Does Narendra Modi have such gifts? His landslide win in last year’s general election led one to think so. Some of his followers certainly feel that way: they have built a temple in his honour in his native state of Gujarat, its altar crowned with a colourful, bespectacled bust of the PM. But Mr Modi said he was “appalled” by the attempt to idolise him. “This is shocking,” he tweeted, “and against India’s great traditions.”

Mr Modi has more in the way of oomph than his colourless predecessor, Dr Manmohan Singh, a professorial economist through and through. But does he have what it takes – in terms of charisma and political imagination – to soar above his class, caste and religious origins, as Gandhi and Vajpayee did, and fire the imagination of Indians at large?

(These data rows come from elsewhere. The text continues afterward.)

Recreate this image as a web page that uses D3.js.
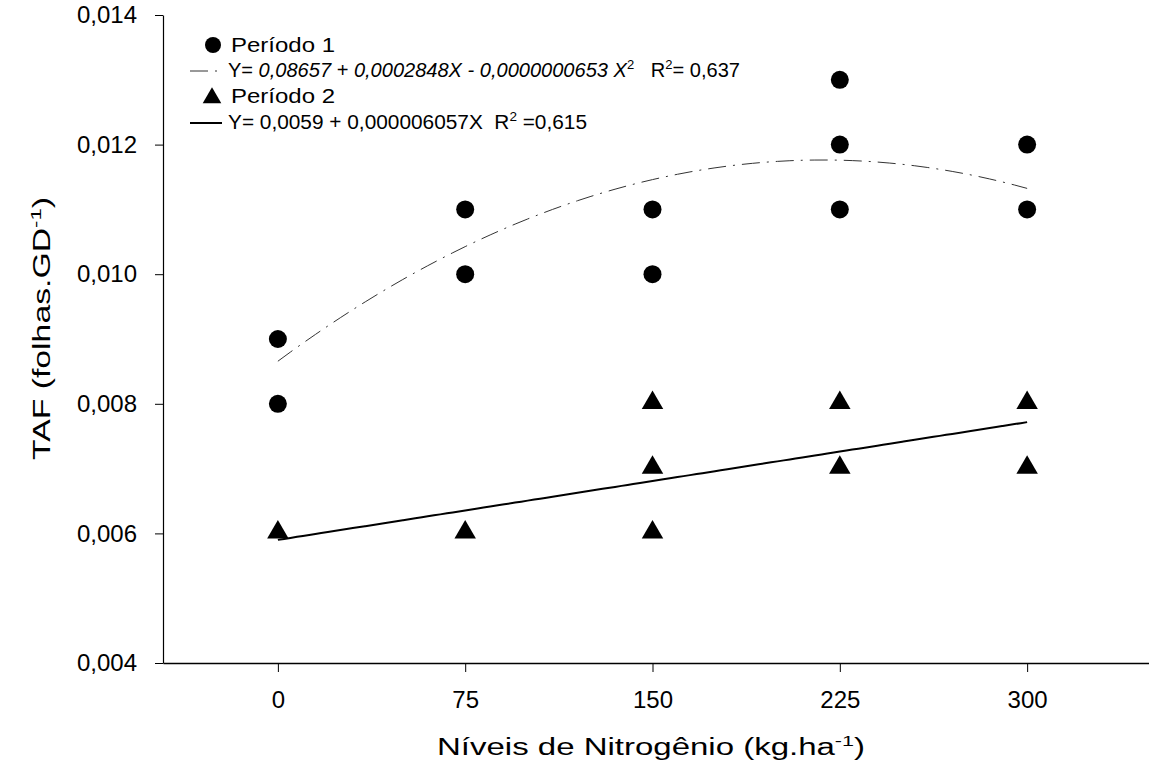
<!DOCTYPE html>
<html>
<head>
<meta charset="utf-8">
<script src="https://cdn.jsdelivr.net/npm/d3@7"></script>
<style>
  body { margin: 0; background: #fff; }
  svg text { font-family: "Liberation Sans", Arial, sans-serif; fill: #000; white-space: pre; }
</style>
</head>
<body>
<svg id="chart" width="1149" height="778"></svg>
<script>
// observed values
const p1X = [0, 0, 75, 75, 150, 150, 225, 225, 225, 300, 300]
const p1Y = [0.009, 0.008, 0.011, 0.010, 0.011, 0.010, 0.013, 0.012, 0.011, 0.012, 0.011]
const p2X = [0, 75, 150, 150, 150, 225, 225, 300, 300]
const p2Y = [0.006, 0.006, 0.008, 0.007, 0.006, 0.008, 0.007, 0.008, 0.007]

// fitted coefficients (as drawn): a + b*x + c*x^2
const fit1 = [0.008657, 0.00002848, -0.0000000653]
const fit2 = [0.0059, 0.000006057, 0]

const xTicks = [0, 75, 150, 225, 300]
const yTicks = [0.004, 0.006, 0.008, 0.010, 0.012, 0.014]

let svg = d3.select('#chart')

let xScale = d3.scaleLinear().domain([-46, 350]).range([163, 1152])
let yScale = d3.scaleLinear().domain([0.004, 0.014]).range([663, 15])

// axes
let xAxis = d3.axisBottom(xScale).tickValues(xTicks).tickSize(9).tickPadding(19).tickSizeOuter(0)
let gx = svg.append('g').attr('transform', 'translate(0,663)').call(xAxis)
gx.select('.domain').attr('stroke', '#000').attr('stroke-width', 1.5)
gx.selectAll('text').style('font-size', '24px')

let yAxis = d3.axisLeft(yScale).tickValues(yTicks).tickSize(8).tickPadding(18).tickSizeOuter(0)
  .tickFormat(d => d3.format('.3f')(d).replace('.', ','))
let gy = svg.append('g').attr('transform', 'translate(163,0)').call(yAxis)
gy.select('.domain').attr('stroke', '#000').attr('stroke-width', 1.2)
gy.selectAll('text').style('font-size', '24px')

// axis titles (the original lettering is wide, so stretch it)
let xt = svg.append('text').attr('x', 437).attr('y', 755).style('font-size', '23px')
  .attr('textLength', 428).attr('lengthAdjust', 'spacingAndGlyphs')
xt.append('tspan').text('Níveis de Nitrogênio (kg.ha')
xt.append('tspan').text('-1').attr('dy', -9).style('font-size', '15px')
xt.append('tspan').text(')').attr('dy', 9)

let yt = svg.append('text').attr('transform', 'translate(50,460) rotate(-90)').style('font-size', '23px')
  .attr('textLength', 263).attr('lengthAdjust', 'spacingAndGlyphs')
yt.append('tspan').text('TAF (folhas.GD')
yt.append('tspan').text('-1').attr('dy', -9).style('font-size', '15px')
yt.append('tspan').text(')').attr('dy', 9)

// fitted lines
function curve(coef){
  let pts = []
  for (let x = 0; x <= 300; x += 5){
    pts.push({x: x, y: coef[0] + coef[1]*x + coef[2]*x*x})
  }
  return pts
}
let line = d3.line().x(d => xScale(d.x)).y(d => yScale(d.y)).curve(d3.curveMonotoneX)

svg.append('path').attr('d', line(curve(fit1))).attr('fill', 'none')
  .attr('stroke', '#333').attr('stroke-width', 1).attr('stroke-dasharray', '18,7,2,7')
svg.append('path').attr('d', line(curve(fit2))).attr('fill', 'none')
  .attr('stroke', '#000').attr('stroke-width', 2)

// points
svg.append('g').selectAll('circle').data(p1X).join('circle')
  .attr('cx', d => xScale(d)).attr('cy', (d, i) => yScale(p1Y[i])).attr('r', 9).attr('fill', '#000')

let tri = d3.symbol().type(d3.symbolTriangle).size(200)
svg.append('g').selectAll('path').data(p2X).join('path')
  .attr('d', tri).attr('fill', '#000')
  .attr('transform', (d, i) => 'translate(' + xScale(d) + ',' + (yScale(p2Y[i]) - 1) + ')')

// legend
let lg = svg.append('g').style('font-size', '20px')
lg.append('circle').attr('cx', 213).attr('cy', 45).attr('r', 8).attr('fill', '#000')
lg.append('text').attr('x', 231).attr('y', 52).text('Período 1')
  .attr('textLength', 104).attr('lengthAdjust', 'spacingAndGlyphs')

lg.append('line').attr('x1', 190).attr('x2', 222).attr('y1', 71).attr('y2', 71)
  .attr('stroke', '#333').attr('stroke-width', 1).attr('stroke-dasharray', '18,7,2,7')
let e1 = lg.append('text').attr('x', 228).attr('y', 77)
  .attr('textLength', 512).attr('lengthAdjust', 'spacingAndGlyphs')
e1.append('tspan').text('Y= ')
e1.append('tspan').text('0,08657 + 0,0002848X - 0,0000000653 X').style('font-style', 'italic')
e1.append('tspan').text('2').attr('dy', -8).style('font-size', '13px')
e1.append('tspan').text('   R').attr('dy', 8)
e1.append('tspan').text('2').attr('dy', -8).style('font-size', '13px')
e1.append('tspan').text('= 0,637').attr('dy', 8)

lg.append('path').attr('d', d3.symbol().type(d3.symbolTriangle).size(150))
  .attr('transform', 'translate(212,98)').attr('fill', '#000')
lg.append('text').attr('x', 231).attr('y', 103).text('Período 2')
  .attr('textLength', 104).attr('lengthAdjust', 'spacingAndGlyphs')

lg.append('line').attr('x1', 190).attr('x2', 222).attr('y1', 123).attr('y2', 123)
  .attr('stroke', '#000').attr('stroke-width', 2)
let e2 = lg.append('text').attr('x', 228).attr('y', 129)
  .attr('textLength', 359).attr('lengthAdjust', 'spacingAndGlyphs')
e2.append('tspan').text('Y= 0,0059 + 0,000006057X  R')
e2.append('tspan').text('2').attr('dy', -8).style('font-size', '13px')
e2.append('tspan').text(' =0,615').attr('dy', 8)
</script>
</body>
</html>
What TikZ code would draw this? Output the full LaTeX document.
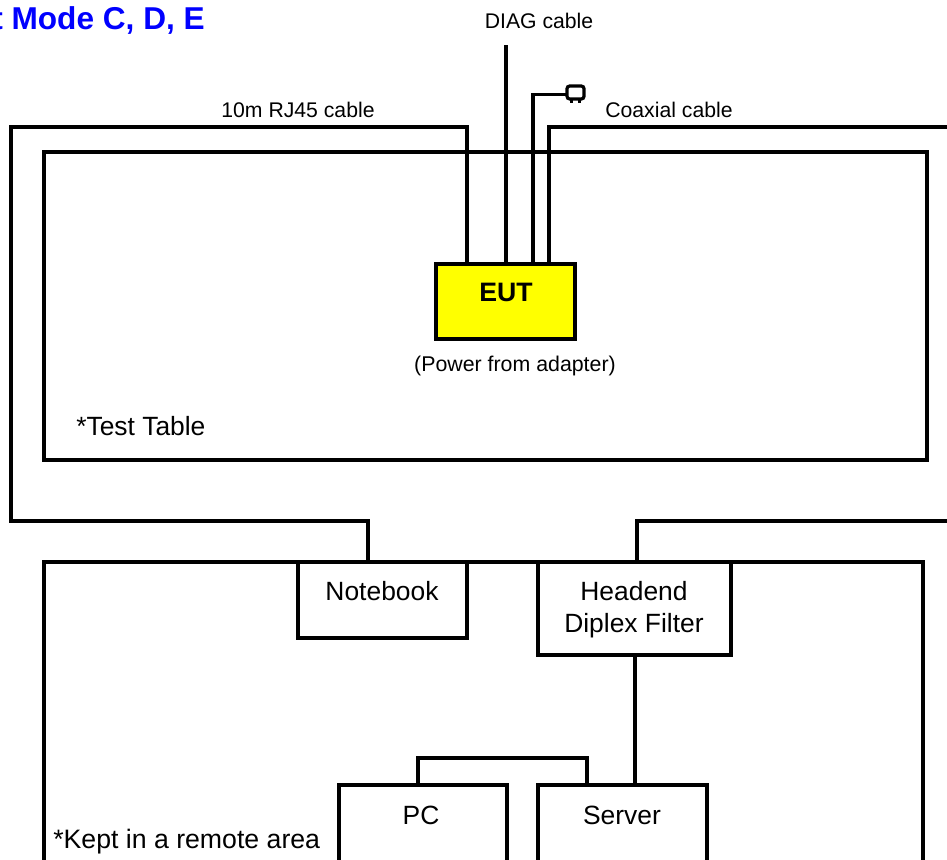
\documentclass[tikz,border=0pt]{standalone}
\usepackage{fontspec}
\setmainfont{Liberation Sans}
\usetikzlibrary{arrows.meta, positioning}
\definecolor{eutyellow}{RGB}{255,255,0}
\definecolor{titleblue}{RGB}{0,0,255}

\begin{document}
\begin{tikzpicture}[
    x=0.75pt, y=-0.75pt,
    region/.style = {rectangle, draw, line width=2.5pt, outer sep=0pt, anchor=north west},
    device/.style = {rectangle, draw, fill=white, line width=2.5pt, outer sep=0pt, anchor=north west},
    eutbox/.style = {device, fill=eutyellow},
    plug/.style = {rectangle, draw, fill=white, line width=2.4pt, rounded corners=2pt, outer sep=0pt},
    cable/.style = {draw, line width=2.5pt, line join=miter},
    caption/.style = {font=\fontsize{15.9pt}{18pt}\selectfont, inner sep=0pt},
    boxtext/.style = {font=\fontsize{19.8pt}{24pt}\selectfont, inner sep=0pt, align=center}
]
    \useasboundingbox (0,0) rectangle (947,860);

    \node [font=\fontsize{23.7pt}{28pt}\selectfont\bfseries, text=titleblue, inner sep=0pt, anchor=east] (title) at (205,20) {t Mode C, D, E};

    \node [region, minimum width=883*0.75pt, minimum height=308*0.75pt] (table) at (44,152) {};
    \node [region, minimum width=879*0.75pt, minimum height=330*0.75pt] (remote) at (44,562) {};

    % free ends of the cables
    \coordinate (diagend) at (506,45);
    \coordinate (coaxend) at (947,127);
    \coordinate (coaxback) at (947,521);

    \node [eutbox, minimum width=139*0.75pt, minimum height=75*0.75pt] (eut) at (436,264) {};
    \node [device, minimum width=169*0.75pt, minimum height=76*0.75pt] (notebook) at (298,562) {};
    \node [device, minimum width=193*0.75pt, minimum height=93*0.75pt] (headend) at (538,562) {};
    \node [device, minimum width=168*0.75pt, minimum height=120*0.75pt] (pc) at (339,785) {};
    \node [device, minimum width=169*0.75pt, minimum height=120*0.75pt] (server) at (538,785) {};
    \node [plug, minimum width=17*0.75pt, minimum height=13*0.75pt, inner sep=0pt] (antenna) at (575.5,92.5) {};

    \node [font=\fontsize{20pt}{24pt}\selectfont\bfseries, inner sep=0pt] (euttext) at (506,292) {EUT};
    \node [caption, font=\fontsize{16pt}{20pt}\selectfont] (power) at (515,366) {(Power from adapter)};
    \node [boxtext, anchor=west] (tabletext) at (76,426) {*Test Table};
    \node [boxtext, anchor=west, font=\fontsize{20pt}{24pt}\selectfont] (remotetext) at (53,842) {*Kept in a remote area};
    \node [boxtext] (notebooktext) at (382,591) {Notebook};
    \node [boxtext] (headendtext) at (634,610) {Headend\\Diplex Filter};
    \node [boxtext] (pctext) at (421,815) {PC};
    \node [boxtext] (servertext) at (622,815) {Server};

    \node [caption] (diaglabel) at (539,21) {DIAG cable};
    \node [caption] (rjlabel) at (298,110) {10m RJ45 cable};
    \node [caption] (coaxlabel) at (669,110) {Coaxial cable};

    \draw [cable] (eut.north -| 467,0) -- (467,127) -- (11,127) -- (11,521) -- (368,521) -- (notebook.north -| 368,0);
    \draw [cable] (eut.north -| diagend) -- (diagend);
    \draw [cable] (eut.north -| 533,0) -- (533,94.5) -- (antenna.west |- 0,94.5);
    \draw [cable] (eut.north -| 549,0) -- (549,127) -- (coaxend);
    \draw [cable] (coaxback) -- (637,521) -- (headend.north -| 637,0);
    \draw [cable] (headend.south -| 635,0) -- (server.north -| 635,0);
    \draw [cable] (pc.north -| 418,0) -- (418,758) -- (587,758) -- (server.north -| 587,0);
    \draw [line width=2pt] (antenna.south west) ++(3.5pt,0) -- ++(0,-3pt);
    \draw [line width=2pt] (antenna.south east) ++(-3.5pt,0) -- ++(0,-3pt);
\end{tikzpicture}
\end{document}
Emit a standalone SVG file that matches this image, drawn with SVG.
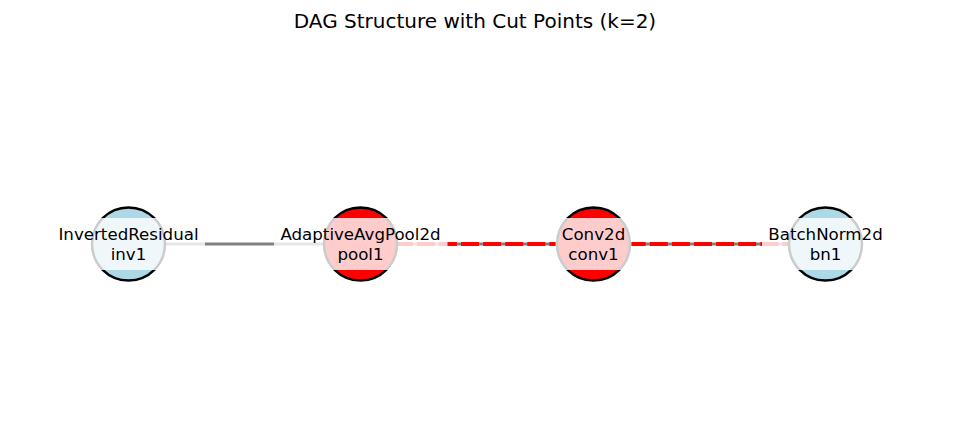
<svg xmlns="http://www.w3.org/2000/svg" width="953" height="441" viewBox="0 0 953 441">
<style>
text{font-family:"DejaVu Sans","Liberation Sans",sans-serif;fill:#000}
.title{font-size:20px;text-anchor:middle}
.lbl{font-size:16.67px;text-anchor:middle}
.node{stroke:#000;stroke-width:2.5}
.box{fill:#fff;fill-opacity:0.8;stroke:none}
.e{stroke:#808080;stroke-width:2.8;fill:none}
.cut{stroke:#ff0000;stroke-width:4.2;stroke-dasharray:18 4.1;stroke-dashoffset:10;fill:none}
</style>
<rect width="953" height="441" fill="#fff"/>
<text class="title" x="475" y="28">DAG Structure with Cut Points (k=2)</text>
<g id="connectors">
<line class="e" x1="128.5" y1="244" x2="360.5" y2="244"/>
<line class="e" x1="360.5" y1="244" x2="593.5" y2="244"/>
<line class="e" x1="593.5" y1="244" x2="825.5" y2="244"/>
<line class="cut" x1="360.5" y1="244" x2="593.5" y2="244"/>
<line class="cut" x1="593.5" y1="244" x2="825.5" y2="244"/>
</g>
<g id="inv1">
<circle class="node" cx="128.5" cy="244" r="36.5" fill="#add8e6"/>
</g>
<g id="pool1">
<circle class="node" cx="360.5" cy="244" r="36.5" fill="#ff0000"/>
</g>
<g id="conv1">
<circle class="node" cx="593.5" cy="244" r="36.5" fill="#ff0000"/>
</g>
<g id="bn1">
<circle class="node" cx="825.5" cy="244" r="36.5" fill="#add8e6"/>
</g>
<g id="labels">
<rect class="box" x="52" y="218" width="153" height="52"/>
<text class="lbl" x="128.5" y="240">InvertedResidual</text>
<text class="lbl" x="128.5" y="260">inv1</text>
<rect class="box" x="274" y="218" width="173.5" height="52"/>
<text class="lbl" x="360.5" y="240">AdaptiveAvgPool2d</text>
<text class="lbl" x="360.5" y="260">pool1</text>
<rect class="box" x="555.5" y="218" width="76" height="52"/>
<text class="lbl" x="593.5" y="240">Conv2d</text>
<text class="lbl" x="593.5" y="260">conv1</text>
<rect class="box" x="762" y="218" width="127" height="52"/>
<text class="lbl" x="825.5" y="240">BatchNorm2d</text>
<text class="lbl" x="825.5" y="260">bn1</text>
</g>
</svg>
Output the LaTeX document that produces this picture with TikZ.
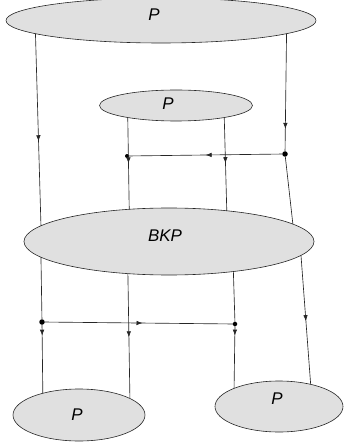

The answer from Delhi this week is a deafening “No”. In a major electoral test a mere eight months after he stormed to power nationwide, Modi’s Hindu Nationalist party (BJP) was humiliated in the polls, taking three seats out of 70. All the rest were won by a party that appeared out of nowhere in 2012, the Aam Aadmi or “Common Man” party, which campaigned on an anti-corruption ticket and is led by a taxman-turned-activist who has described himself as an anarchist. 

 

The collapse of the nationalist vote will prompt a bout of soul-searching by the BJP, whose support has fluctuated wildly over the years. Congress – now, it appears, in terminal eclipse, having lost all its Delhi seats – became India’s default ruling party in the early years of independence because it was explicitly and proudly secular and anti-communal: although most of its leaders were Hindus such as Gandhi and Nehru, it went out of its way to include Muslims, Sikhs and other minorities, and to preach a secular creed that was acceptable to the country as a whole. 

The BJP was the anti-Congress party – best symbolised by Nathuram Godse, Gandhi’s assassin, who, not coincidentally, is now enjoying posthumous rehabilitation. Inspired by Mussolini and Hitler, the BJP in its origins was militantly Hindu, and for a long time was strongly identified with the elite Brahmin caste. Its explosions of growth were caused by communal, usually anti-Muslim eruptions, such as the mob demolition of a mosque supposedly built on the birthplace of the Hindu god Rama, and the anti-Muslim pogrom over which Mr Modi presided serenely while he was first minister of Gujarat.

But, as Mr Vajpayee understood so clearly, you have to do better than that to lead India. Mr Modi is the first supreme leader of the BJP to have come from much farther down the caste system than Mr Vajpayee and his peers – he often boasts about his early years working in a tea shop with his father; he has said that the government must “think about the poor, listen to the poor and exist for the poor”; and he devoted much of his first independence day speech to a rousing sermon on the need for more lavatories.  All worthy stuff.

But making Indians feel excited about being Indian? That’s a different order of challenge.